Part of a data file:

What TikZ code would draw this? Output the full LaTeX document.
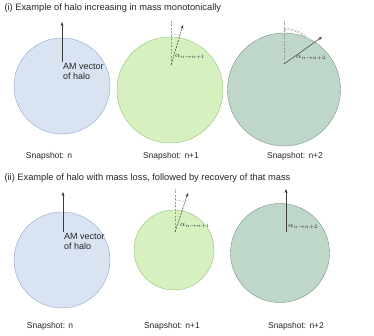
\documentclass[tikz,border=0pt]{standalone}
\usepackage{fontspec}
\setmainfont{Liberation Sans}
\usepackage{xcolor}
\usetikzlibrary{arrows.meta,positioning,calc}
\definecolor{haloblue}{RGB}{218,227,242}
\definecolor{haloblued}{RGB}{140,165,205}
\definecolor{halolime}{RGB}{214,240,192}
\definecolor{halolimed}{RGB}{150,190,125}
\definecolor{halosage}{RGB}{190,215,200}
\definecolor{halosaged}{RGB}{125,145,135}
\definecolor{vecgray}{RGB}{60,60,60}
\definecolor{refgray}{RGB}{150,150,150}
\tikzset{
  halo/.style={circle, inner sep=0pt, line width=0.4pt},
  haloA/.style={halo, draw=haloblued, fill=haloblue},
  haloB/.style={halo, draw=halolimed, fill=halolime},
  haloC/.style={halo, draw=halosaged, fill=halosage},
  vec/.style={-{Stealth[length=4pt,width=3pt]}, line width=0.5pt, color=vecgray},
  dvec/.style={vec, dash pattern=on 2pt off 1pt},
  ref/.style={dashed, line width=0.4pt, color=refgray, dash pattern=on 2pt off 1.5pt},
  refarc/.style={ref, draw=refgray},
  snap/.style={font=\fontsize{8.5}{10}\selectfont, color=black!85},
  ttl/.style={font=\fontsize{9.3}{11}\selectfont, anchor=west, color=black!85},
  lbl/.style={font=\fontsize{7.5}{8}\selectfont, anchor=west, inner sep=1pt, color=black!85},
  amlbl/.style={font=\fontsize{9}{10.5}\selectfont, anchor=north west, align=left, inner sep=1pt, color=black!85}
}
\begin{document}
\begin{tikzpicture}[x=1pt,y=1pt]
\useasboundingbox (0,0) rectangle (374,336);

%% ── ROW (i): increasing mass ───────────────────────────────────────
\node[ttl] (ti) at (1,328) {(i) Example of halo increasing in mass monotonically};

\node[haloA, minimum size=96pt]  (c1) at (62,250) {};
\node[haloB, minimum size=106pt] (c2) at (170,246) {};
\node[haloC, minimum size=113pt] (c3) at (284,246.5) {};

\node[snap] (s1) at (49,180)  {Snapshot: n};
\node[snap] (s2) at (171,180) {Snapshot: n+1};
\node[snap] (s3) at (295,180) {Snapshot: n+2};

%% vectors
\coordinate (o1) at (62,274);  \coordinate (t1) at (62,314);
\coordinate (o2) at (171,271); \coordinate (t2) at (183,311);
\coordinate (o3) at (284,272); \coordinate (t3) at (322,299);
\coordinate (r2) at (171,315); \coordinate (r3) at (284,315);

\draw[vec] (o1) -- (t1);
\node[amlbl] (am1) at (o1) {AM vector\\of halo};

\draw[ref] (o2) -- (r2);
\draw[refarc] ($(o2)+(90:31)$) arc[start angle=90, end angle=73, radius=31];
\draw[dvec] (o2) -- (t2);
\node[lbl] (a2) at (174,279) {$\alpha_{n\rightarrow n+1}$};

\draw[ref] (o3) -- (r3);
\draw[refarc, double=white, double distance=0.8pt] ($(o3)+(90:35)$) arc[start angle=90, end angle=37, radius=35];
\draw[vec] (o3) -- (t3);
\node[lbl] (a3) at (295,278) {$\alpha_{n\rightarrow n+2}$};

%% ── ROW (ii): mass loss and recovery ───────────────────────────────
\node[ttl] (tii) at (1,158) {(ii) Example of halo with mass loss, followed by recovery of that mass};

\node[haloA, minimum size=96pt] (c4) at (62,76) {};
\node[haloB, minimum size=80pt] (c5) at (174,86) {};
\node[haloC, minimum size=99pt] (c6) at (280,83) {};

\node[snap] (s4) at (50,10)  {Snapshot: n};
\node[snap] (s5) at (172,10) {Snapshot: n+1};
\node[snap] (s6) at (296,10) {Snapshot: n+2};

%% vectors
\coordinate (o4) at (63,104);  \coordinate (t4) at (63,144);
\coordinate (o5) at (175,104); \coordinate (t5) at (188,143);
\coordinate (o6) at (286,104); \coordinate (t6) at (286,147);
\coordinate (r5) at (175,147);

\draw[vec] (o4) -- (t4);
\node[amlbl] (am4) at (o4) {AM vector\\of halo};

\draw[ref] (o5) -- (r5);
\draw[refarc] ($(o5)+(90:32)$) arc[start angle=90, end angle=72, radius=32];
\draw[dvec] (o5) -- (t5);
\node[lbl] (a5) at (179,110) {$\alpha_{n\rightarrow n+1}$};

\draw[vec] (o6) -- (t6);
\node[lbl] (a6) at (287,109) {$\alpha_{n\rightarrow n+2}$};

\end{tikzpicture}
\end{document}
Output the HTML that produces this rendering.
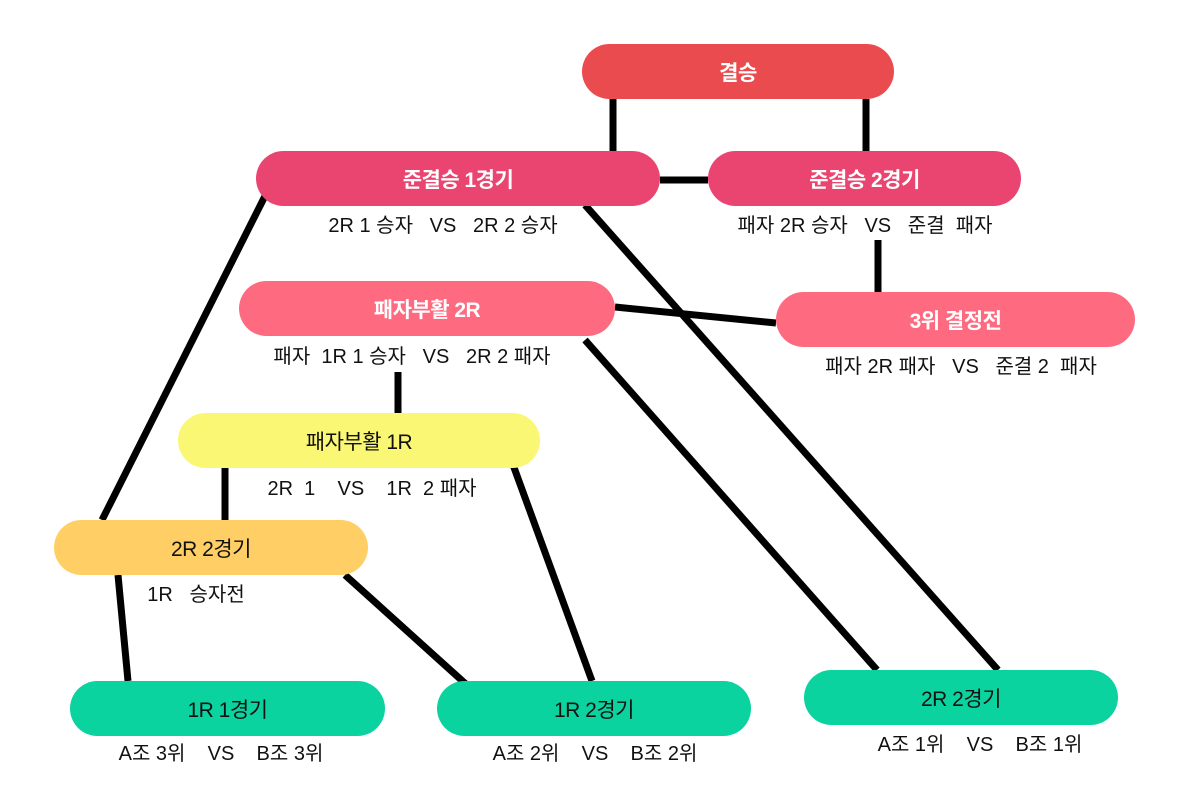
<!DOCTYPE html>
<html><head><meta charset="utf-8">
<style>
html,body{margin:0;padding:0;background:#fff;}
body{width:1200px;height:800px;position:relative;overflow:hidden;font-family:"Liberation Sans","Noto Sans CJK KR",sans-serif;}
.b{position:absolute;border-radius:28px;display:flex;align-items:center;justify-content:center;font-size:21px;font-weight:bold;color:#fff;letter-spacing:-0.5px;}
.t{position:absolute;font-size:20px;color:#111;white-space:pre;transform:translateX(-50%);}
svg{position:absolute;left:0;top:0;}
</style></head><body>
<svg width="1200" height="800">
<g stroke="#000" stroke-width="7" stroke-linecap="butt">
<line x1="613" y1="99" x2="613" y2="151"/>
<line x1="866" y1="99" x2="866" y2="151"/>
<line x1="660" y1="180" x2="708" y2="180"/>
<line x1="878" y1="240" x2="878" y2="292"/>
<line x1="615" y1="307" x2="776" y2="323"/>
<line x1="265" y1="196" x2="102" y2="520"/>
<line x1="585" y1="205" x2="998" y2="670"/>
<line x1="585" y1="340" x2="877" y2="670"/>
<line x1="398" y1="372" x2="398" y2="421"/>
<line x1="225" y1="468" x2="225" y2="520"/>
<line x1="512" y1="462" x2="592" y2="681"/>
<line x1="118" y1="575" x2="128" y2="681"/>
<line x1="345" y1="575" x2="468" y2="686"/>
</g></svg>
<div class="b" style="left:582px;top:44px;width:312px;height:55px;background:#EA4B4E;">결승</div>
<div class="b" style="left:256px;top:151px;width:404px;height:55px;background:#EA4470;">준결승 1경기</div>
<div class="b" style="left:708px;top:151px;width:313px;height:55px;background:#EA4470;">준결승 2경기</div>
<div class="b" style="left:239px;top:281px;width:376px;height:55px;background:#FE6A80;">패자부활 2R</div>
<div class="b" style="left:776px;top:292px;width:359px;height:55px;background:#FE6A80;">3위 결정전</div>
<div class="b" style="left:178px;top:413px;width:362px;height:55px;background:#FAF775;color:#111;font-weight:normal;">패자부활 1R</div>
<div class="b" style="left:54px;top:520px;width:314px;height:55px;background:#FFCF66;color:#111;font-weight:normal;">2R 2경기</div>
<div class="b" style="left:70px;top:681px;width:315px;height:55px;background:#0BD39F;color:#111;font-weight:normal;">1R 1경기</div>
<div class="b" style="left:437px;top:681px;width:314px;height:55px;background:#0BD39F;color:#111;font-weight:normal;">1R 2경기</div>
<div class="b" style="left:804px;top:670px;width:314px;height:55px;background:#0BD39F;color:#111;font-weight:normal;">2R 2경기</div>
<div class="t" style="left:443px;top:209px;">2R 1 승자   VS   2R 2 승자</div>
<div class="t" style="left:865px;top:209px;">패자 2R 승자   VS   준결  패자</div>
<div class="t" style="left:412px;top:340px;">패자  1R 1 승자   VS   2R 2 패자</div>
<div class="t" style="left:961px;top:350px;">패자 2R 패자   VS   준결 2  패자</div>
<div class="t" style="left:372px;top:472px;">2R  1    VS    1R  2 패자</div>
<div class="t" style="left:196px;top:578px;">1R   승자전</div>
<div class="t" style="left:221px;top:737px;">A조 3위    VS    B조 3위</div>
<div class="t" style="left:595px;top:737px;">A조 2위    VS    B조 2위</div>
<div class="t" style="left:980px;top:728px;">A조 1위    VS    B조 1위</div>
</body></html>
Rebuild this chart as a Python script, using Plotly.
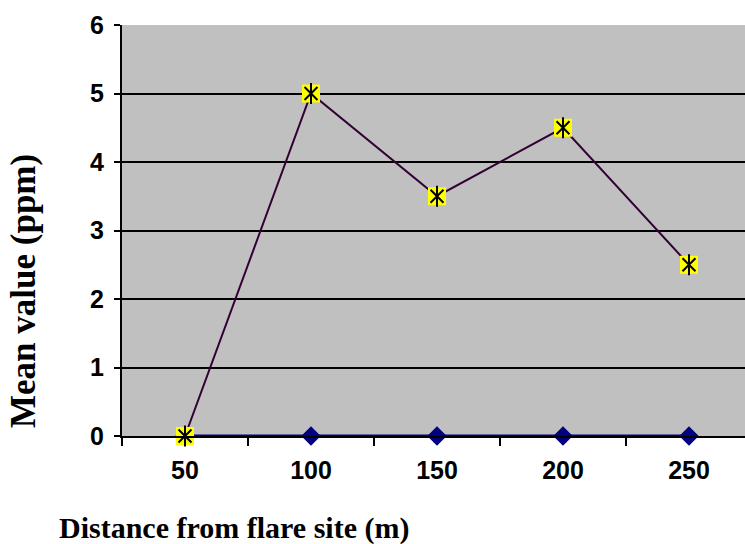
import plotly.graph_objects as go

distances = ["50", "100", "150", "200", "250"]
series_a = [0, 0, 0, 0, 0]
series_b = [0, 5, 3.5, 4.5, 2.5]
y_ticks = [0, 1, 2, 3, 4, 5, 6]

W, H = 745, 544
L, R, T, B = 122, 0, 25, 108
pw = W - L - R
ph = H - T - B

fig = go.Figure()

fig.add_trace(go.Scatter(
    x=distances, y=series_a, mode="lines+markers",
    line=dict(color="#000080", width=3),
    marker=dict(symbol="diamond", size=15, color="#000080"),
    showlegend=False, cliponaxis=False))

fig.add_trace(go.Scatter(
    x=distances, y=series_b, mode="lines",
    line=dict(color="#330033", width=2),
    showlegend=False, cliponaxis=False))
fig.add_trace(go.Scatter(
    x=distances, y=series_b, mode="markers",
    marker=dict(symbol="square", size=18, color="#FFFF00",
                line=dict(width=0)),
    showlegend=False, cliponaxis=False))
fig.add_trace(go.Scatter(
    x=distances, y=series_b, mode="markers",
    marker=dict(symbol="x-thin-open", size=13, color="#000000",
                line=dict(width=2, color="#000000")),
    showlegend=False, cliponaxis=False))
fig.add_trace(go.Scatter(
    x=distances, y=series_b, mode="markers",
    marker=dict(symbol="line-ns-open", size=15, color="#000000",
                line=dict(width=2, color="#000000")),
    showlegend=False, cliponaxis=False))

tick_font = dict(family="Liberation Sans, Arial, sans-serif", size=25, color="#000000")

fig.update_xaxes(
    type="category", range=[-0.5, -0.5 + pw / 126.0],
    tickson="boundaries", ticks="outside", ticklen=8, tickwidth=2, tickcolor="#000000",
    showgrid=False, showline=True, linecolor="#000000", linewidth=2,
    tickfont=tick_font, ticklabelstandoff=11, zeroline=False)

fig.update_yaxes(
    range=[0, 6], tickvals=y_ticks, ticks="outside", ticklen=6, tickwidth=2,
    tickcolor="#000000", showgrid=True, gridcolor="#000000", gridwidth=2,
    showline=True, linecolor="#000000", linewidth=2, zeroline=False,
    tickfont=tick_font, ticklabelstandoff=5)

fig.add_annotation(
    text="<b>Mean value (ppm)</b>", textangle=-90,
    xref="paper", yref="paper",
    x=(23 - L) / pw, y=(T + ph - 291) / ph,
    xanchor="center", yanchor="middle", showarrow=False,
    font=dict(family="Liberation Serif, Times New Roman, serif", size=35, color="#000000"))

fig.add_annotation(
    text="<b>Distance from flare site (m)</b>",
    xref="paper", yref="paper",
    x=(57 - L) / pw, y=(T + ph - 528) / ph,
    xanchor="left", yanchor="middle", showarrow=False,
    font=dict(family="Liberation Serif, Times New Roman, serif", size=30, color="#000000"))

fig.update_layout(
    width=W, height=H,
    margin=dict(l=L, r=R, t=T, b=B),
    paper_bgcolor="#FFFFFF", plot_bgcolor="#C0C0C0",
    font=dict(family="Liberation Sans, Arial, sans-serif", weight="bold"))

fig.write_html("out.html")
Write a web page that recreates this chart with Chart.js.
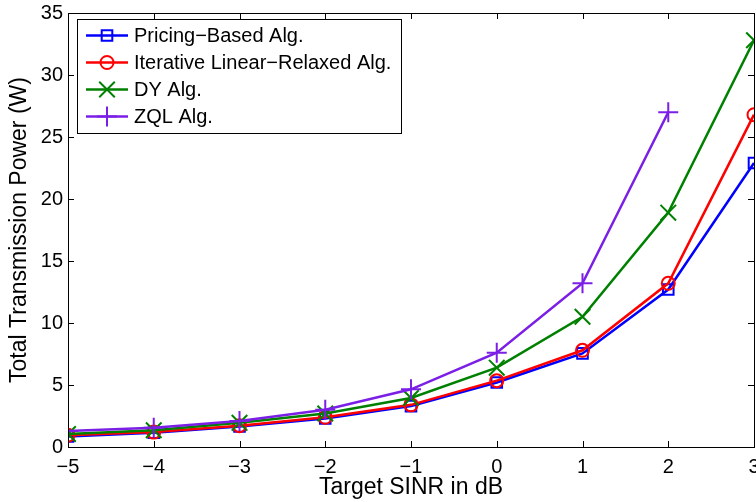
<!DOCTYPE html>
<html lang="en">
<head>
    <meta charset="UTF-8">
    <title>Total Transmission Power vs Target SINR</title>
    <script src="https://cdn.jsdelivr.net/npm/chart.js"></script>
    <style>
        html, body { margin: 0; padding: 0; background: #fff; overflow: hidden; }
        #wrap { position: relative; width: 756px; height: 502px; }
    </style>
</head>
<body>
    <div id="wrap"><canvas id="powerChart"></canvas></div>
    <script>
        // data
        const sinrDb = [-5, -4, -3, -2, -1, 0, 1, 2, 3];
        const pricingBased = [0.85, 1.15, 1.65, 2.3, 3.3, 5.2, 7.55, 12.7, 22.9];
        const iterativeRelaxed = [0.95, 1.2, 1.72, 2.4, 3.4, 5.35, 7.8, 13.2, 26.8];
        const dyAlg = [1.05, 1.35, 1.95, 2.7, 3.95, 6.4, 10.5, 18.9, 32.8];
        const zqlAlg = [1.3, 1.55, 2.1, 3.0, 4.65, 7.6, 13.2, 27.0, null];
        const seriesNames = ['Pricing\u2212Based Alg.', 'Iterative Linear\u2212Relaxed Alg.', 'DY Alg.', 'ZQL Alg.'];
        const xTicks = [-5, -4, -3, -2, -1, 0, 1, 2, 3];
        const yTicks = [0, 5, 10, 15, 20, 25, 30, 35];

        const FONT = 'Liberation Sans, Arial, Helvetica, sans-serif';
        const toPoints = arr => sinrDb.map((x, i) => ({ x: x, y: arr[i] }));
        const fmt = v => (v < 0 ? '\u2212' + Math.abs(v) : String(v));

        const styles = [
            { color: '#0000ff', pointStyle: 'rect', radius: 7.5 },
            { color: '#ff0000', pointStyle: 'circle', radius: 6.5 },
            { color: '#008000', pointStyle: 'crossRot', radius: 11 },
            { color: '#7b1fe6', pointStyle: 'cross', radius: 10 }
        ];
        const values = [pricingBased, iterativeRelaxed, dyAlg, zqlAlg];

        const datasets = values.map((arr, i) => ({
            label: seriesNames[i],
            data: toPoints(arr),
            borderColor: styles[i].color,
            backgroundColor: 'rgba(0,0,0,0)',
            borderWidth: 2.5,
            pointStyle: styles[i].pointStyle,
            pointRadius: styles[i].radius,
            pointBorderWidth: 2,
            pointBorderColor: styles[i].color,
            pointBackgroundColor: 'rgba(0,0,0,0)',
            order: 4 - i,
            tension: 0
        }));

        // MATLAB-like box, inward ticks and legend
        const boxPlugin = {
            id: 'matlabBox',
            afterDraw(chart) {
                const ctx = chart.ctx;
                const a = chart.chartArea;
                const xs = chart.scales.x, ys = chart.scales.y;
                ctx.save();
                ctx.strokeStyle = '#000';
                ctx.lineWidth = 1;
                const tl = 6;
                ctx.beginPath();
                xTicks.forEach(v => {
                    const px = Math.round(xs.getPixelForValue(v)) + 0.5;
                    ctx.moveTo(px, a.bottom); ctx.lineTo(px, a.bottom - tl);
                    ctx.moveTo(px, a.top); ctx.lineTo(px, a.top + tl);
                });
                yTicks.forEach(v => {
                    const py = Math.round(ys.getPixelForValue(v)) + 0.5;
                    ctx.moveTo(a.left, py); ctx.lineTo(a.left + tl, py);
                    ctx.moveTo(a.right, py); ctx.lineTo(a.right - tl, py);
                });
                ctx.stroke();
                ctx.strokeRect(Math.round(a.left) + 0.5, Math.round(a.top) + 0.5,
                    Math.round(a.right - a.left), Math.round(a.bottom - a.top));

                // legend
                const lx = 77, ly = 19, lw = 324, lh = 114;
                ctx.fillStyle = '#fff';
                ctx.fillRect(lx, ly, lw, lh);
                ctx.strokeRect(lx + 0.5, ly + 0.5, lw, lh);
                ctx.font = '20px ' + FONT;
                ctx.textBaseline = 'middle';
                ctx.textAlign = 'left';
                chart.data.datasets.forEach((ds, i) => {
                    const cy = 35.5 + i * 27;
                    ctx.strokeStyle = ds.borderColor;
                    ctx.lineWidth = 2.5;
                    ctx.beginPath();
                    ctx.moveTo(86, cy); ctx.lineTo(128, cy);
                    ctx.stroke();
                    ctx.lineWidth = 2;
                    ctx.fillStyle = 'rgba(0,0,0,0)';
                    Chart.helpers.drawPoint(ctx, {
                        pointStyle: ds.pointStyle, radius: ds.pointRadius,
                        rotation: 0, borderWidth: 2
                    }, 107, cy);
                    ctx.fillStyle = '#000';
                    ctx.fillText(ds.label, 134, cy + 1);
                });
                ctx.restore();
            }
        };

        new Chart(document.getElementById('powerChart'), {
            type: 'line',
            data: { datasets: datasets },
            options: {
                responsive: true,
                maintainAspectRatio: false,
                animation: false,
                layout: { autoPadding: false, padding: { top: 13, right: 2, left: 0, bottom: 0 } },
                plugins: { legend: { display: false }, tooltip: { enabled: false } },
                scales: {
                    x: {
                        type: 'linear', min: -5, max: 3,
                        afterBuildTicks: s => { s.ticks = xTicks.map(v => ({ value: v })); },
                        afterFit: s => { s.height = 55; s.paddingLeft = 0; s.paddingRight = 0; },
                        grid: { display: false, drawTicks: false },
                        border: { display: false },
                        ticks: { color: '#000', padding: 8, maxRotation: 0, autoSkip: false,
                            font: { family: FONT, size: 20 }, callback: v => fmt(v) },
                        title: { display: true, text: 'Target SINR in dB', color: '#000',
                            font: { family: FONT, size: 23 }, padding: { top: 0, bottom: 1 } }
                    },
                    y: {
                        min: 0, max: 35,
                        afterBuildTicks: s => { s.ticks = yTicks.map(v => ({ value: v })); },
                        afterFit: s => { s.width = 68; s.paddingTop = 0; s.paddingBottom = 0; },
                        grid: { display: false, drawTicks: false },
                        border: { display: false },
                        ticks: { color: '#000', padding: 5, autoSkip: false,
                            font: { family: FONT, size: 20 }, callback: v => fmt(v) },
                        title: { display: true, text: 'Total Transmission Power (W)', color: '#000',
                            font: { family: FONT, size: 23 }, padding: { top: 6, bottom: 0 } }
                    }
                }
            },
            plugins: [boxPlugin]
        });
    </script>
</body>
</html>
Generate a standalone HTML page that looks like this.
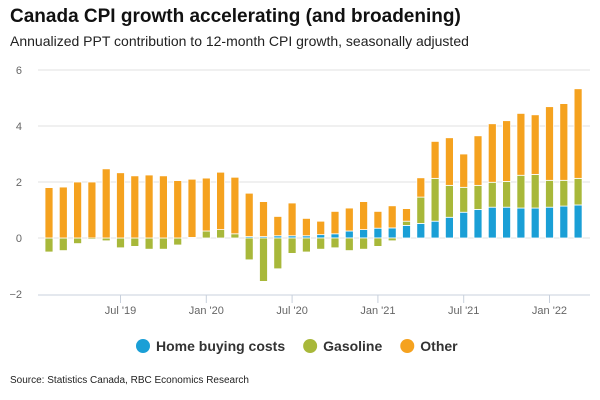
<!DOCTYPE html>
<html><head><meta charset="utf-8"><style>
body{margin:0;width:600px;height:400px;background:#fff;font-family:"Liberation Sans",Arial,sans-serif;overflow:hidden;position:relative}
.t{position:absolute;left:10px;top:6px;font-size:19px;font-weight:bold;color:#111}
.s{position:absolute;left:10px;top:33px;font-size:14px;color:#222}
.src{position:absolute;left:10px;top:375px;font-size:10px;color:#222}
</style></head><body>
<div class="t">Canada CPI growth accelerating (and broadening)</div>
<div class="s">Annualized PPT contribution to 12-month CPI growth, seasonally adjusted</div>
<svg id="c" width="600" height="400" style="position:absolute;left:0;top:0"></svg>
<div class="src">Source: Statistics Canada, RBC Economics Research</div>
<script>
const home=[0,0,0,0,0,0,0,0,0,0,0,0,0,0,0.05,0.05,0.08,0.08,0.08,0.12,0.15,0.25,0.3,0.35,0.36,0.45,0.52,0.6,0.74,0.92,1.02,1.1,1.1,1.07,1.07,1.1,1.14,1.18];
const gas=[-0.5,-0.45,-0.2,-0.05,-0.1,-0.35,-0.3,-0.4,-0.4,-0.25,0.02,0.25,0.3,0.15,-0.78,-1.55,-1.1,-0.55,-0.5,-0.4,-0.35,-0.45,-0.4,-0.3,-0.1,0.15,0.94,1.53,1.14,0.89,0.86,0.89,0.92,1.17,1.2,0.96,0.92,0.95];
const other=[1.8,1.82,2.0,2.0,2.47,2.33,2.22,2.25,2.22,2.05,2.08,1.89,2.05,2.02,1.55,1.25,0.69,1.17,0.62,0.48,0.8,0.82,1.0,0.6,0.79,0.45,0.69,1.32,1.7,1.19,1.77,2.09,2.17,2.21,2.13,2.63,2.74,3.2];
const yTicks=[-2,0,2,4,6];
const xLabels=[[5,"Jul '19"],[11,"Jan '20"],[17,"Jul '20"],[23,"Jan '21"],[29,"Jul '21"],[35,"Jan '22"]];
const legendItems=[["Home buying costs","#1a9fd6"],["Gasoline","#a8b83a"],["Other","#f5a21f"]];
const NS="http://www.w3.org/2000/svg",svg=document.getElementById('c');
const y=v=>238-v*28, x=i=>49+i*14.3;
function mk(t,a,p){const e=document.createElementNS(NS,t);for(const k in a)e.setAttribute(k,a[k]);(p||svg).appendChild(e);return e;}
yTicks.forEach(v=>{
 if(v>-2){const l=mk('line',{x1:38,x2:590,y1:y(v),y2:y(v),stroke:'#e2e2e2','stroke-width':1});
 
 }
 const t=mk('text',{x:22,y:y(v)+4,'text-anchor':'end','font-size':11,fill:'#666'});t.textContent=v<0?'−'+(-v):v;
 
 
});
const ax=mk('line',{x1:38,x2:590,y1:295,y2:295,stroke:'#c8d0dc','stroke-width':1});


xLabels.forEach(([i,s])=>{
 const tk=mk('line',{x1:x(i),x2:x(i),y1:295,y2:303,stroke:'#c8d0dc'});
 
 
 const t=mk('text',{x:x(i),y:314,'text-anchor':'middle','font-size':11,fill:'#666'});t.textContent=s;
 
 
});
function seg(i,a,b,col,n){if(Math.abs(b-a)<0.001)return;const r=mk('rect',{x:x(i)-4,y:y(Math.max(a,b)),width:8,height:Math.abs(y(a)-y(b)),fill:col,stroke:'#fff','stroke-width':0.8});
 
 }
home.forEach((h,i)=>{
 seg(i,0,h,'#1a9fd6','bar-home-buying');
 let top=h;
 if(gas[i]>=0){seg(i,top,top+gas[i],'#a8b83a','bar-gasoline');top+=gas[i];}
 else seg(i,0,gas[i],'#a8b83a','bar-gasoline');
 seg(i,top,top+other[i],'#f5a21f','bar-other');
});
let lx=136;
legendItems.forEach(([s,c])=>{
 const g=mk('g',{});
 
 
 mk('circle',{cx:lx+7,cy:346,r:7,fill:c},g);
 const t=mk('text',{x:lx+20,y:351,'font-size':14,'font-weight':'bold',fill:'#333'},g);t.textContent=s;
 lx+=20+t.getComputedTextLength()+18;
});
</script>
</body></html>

-- What you need to do --
Only the lines starting at the line with "Rebuild this chart" and ending at the line with "fig = go.Figure()" should be printed again, exactly and with both ends kept; omit the pictures.

-- Result of the task --
Rebuild this chart as a Python script, using Plotly.
import plotly.graph_objects as go

distances = ["50", "100", "150", "200", "250"]
series_a = [0, 0, 0, 0, 0]
series_b = [0, 5, 3.5, 4.5, 2.5]
y_ticks = [0, 1, 2, 3, 4, 5, 6]

W, H = 745, 544
L, R, T, B = 122, 0, 25, 108
pw = W - L - R
ph = H - T - B

fig = go.Figure()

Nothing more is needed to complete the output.